Soldiers can beam video from their positions to comrades around the corner or around the world. Pilots can carry an entire suite of communications gear in a wearable computer. Commanders from different countries can communicate no matter what kind of radio they're using.
The aim of these tools is to bring the convenience of civilian mobile networks to the most difficult and remote battlefields, said Larri Rosser, chief engineer for the Appsmart marketplace.
"We want to take all of the things that are successful in the commercial marketplace and make it accessible to the warfighter," Rosser said.
Recent innovations include:
- Aviation Warrior, a wearable computer that keeps warfighters fully connected even when separated from the cockpit. The system provides maps, sensor imagery, video and messaging data from multiple military networks. It has a survival radio and GPS coupled with a razor-thin display that controls all solider-worn equipment and aircraft systems. While inside the cockpit, the system communicates with a helmet that features hostile fire indicators, 3D audio and a heads-up display.
- Forward Operations Multiplier, a laptop-based system that brings tactical reconnaissance images to soldiers in low-bandwith areas. It replaces bulky rack servers and delivers data 59 times faster than previous systems.
- Raytheon Advanced Tactical System (RATS™), which delivers multimedia directly to soldiers’ mobile devices. Users can collaborate through chat, voice, full-motion video, imagery, map overlays and a variety of other communication tools, allowing them to make decisions in seconds rather than hours.

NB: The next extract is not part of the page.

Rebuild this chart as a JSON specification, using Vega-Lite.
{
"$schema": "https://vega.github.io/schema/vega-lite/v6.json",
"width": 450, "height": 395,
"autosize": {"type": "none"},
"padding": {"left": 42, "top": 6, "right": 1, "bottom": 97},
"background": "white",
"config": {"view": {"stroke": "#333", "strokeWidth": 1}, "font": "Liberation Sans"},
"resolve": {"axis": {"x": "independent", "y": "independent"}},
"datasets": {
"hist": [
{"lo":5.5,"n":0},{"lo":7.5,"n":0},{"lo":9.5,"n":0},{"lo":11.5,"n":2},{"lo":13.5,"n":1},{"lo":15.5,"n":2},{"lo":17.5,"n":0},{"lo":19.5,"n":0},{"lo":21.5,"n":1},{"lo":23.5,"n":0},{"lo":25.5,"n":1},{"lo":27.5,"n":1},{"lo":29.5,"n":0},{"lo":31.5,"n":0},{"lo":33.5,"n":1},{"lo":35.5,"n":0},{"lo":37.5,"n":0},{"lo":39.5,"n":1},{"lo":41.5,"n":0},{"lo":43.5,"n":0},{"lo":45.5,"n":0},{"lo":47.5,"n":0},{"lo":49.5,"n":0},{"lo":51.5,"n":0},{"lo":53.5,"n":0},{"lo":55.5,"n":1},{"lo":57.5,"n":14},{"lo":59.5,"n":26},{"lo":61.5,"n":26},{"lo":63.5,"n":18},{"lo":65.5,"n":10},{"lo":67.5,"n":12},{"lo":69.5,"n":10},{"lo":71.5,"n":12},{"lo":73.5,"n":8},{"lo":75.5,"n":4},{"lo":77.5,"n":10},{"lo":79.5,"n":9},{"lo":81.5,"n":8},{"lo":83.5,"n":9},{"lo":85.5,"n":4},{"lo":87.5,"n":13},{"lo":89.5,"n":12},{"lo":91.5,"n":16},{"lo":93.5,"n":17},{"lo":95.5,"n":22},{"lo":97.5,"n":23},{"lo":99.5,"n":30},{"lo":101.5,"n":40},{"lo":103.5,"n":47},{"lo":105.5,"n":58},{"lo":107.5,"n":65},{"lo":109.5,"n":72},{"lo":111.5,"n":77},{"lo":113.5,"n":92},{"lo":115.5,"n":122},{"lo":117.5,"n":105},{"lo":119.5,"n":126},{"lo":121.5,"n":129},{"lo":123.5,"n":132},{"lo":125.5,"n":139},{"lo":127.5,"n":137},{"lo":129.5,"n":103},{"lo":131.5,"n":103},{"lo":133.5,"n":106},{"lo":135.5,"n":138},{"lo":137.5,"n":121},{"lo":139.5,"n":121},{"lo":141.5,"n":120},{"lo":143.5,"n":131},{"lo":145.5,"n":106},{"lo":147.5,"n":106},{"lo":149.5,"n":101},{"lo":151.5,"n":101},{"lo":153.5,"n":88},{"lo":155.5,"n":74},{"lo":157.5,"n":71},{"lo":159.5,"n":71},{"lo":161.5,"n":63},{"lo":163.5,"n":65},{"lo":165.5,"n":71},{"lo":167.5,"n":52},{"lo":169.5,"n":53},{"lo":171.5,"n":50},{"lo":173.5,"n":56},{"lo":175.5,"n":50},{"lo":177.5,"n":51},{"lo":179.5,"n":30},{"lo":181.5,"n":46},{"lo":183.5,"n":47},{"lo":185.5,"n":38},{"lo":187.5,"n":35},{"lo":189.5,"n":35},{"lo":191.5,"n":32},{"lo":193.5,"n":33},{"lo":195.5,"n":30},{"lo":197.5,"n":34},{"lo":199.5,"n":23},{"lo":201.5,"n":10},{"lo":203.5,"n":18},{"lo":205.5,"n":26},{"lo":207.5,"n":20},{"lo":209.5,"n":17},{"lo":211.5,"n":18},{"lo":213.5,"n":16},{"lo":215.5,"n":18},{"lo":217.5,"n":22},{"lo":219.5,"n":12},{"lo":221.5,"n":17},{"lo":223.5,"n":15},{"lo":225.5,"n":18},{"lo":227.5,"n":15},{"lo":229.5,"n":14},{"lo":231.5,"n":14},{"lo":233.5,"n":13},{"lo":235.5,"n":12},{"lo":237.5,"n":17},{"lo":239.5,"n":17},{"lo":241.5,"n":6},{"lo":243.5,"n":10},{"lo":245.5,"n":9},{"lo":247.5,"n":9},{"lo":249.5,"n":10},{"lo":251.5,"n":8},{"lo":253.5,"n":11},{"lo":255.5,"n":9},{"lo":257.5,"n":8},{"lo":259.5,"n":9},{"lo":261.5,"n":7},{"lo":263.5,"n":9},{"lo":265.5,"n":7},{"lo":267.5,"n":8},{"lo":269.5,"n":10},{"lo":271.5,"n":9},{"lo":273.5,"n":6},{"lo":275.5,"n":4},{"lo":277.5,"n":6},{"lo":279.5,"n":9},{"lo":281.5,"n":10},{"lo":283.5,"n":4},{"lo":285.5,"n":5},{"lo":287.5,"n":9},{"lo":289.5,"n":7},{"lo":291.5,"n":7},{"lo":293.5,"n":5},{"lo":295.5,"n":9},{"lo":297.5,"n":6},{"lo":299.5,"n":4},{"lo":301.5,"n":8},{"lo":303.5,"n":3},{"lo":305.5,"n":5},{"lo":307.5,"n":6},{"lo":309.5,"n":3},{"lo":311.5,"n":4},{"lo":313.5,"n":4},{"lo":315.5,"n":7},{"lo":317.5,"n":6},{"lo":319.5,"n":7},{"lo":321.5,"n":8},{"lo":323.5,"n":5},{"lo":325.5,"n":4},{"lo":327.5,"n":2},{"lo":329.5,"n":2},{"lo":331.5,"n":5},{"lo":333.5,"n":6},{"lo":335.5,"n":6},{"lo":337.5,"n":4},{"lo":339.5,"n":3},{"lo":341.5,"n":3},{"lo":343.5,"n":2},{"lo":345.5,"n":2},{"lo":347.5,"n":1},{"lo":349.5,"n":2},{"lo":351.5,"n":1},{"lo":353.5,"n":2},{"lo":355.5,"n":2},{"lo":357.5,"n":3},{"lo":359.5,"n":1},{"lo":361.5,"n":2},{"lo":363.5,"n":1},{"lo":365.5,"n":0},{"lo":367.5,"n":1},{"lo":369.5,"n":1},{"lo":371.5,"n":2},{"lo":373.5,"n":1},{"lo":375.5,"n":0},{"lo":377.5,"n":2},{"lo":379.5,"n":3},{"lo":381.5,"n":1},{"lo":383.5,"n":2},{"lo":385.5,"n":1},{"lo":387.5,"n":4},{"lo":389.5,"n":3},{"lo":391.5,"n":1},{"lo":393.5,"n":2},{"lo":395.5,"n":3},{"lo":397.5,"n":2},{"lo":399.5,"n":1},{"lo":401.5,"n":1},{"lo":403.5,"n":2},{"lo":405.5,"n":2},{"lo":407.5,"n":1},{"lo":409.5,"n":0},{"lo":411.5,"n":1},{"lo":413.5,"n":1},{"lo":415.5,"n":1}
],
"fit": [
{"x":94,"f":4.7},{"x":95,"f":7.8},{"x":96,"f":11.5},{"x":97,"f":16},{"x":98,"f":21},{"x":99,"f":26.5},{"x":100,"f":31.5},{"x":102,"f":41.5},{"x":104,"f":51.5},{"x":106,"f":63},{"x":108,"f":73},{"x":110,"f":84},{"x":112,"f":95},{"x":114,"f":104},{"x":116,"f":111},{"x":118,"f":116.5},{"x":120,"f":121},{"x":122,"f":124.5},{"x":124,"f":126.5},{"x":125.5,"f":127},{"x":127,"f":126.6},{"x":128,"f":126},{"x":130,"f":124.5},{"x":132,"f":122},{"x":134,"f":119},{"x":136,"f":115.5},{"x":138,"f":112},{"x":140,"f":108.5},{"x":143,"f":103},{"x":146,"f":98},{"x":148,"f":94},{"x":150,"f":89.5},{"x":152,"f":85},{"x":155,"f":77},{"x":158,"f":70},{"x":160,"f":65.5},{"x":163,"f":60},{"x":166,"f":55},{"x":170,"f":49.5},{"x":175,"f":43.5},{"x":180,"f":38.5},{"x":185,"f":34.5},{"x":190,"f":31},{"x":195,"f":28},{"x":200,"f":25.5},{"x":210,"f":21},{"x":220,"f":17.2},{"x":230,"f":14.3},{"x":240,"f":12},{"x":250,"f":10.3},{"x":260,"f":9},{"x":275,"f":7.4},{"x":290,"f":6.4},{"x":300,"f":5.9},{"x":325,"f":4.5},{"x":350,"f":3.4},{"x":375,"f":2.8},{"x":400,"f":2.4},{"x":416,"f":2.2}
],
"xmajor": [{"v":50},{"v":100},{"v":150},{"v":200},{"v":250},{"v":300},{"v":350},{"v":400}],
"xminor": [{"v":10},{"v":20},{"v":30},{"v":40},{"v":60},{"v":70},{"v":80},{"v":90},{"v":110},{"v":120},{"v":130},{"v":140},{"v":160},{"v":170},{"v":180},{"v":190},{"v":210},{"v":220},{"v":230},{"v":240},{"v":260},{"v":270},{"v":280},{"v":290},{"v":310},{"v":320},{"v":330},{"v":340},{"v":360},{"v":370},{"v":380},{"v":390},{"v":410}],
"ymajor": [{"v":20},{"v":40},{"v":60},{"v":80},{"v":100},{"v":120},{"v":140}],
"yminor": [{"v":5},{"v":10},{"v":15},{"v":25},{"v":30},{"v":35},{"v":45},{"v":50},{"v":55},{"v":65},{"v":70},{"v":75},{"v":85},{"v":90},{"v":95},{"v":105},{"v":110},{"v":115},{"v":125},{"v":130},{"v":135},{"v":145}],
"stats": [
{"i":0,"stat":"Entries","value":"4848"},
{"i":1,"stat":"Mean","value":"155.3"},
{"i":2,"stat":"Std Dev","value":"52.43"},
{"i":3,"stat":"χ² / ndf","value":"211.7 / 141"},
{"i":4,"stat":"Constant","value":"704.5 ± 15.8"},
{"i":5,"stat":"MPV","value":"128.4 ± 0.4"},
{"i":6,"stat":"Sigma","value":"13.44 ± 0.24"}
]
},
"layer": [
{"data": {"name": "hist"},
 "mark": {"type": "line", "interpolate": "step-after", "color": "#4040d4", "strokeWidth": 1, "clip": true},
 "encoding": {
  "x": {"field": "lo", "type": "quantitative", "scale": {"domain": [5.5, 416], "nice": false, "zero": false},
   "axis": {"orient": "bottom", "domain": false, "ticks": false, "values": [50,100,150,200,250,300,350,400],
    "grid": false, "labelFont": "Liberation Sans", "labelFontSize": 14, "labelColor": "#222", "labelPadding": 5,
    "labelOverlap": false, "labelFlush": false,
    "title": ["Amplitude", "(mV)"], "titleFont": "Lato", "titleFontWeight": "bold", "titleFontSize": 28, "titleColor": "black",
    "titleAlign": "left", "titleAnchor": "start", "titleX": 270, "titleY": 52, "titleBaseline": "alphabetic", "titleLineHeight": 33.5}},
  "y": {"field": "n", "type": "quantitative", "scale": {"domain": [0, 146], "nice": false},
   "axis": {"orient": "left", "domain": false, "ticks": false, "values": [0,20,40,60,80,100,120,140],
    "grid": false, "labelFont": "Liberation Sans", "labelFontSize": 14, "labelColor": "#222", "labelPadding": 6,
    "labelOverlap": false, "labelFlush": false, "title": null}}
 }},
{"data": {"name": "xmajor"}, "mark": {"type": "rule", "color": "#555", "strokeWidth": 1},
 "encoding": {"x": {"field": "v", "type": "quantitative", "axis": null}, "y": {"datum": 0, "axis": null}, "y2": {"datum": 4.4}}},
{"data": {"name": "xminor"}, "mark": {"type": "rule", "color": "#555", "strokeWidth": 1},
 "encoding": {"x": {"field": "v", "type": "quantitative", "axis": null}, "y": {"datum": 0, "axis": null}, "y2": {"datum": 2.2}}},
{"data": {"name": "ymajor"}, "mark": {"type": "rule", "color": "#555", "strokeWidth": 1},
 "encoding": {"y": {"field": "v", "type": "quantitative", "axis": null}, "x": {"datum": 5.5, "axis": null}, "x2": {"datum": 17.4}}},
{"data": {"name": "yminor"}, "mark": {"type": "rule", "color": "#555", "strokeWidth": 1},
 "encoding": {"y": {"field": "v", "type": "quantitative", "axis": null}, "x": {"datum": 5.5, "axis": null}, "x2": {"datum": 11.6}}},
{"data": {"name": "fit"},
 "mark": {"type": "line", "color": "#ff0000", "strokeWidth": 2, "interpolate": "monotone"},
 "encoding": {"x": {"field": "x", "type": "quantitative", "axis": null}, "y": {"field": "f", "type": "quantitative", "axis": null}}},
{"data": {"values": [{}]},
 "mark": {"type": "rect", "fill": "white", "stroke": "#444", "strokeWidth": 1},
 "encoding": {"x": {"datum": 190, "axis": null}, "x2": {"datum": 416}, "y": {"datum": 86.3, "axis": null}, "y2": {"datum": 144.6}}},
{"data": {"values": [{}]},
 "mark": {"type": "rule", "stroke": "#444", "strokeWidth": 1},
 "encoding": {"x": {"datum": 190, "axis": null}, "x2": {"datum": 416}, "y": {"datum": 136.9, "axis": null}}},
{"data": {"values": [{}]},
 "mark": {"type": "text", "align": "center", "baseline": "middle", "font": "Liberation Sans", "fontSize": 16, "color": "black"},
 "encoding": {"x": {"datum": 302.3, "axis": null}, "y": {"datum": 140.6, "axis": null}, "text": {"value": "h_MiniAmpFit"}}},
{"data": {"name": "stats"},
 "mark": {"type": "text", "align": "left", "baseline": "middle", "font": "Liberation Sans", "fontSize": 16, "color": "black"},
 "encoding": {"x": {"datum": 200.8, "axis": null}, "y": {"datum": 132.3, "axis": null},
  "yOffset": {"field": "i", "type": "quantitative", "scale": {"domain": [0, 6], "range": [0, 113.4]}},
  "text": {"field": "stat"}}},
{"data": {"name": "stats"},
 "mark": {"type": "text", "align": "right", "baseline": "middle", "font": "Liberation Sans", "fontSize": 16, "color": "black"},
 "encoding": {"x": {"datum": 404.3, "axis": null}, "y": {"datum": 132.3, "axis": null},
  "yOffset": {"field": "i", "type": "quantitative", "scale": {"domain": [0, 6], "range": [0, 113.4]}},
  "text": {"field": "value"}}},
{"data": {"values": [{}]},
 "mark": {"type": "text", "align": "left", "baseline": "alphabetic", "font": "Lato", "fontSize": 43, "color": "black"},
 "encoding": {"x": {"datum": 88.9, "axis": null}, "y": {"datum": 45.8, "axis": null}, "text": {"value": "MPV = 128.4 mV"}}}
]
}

- Persistent Surveillance System Cross Domain Solution, a software package that allows video to flow easily between classified and unclassified computer systems. Commanders trying to send help to a remote forward operating base can easily patch in video from the outpost’s unclassified surveillance cameras to help guide airstrikes. In August the system was used to target a Griffin missile at the Naval Air Weapons Station at China Lake.
- MAINGATE, an advanced battlefield radio network. MAINGATE is self-forming and interoperable, so coalition forces around the world can join the network regardless of the radio they're using. And it’s blindingly fast: soldiers can transmit as many as 27 videos at a time.
"Information is flying around the network at incredible speed and volume, and Raytheon is delivering it to the people who need it right now," said Jeff Miller, vice president of combat and sensing equipment for Raytheon's Network Centric Systems business.
If soldiers need a different tool, they can get it instantly through Raytheon’s Appsmart marketplace. C4ISR Journal recently named the online store to its Big 25 list of important military innovations.
"We want to take the at-your-fingertips convenience and the rapid innovation that we see in the commercial mobile market to provide secure, mission focused capabilities for our soldiers," Rosser said.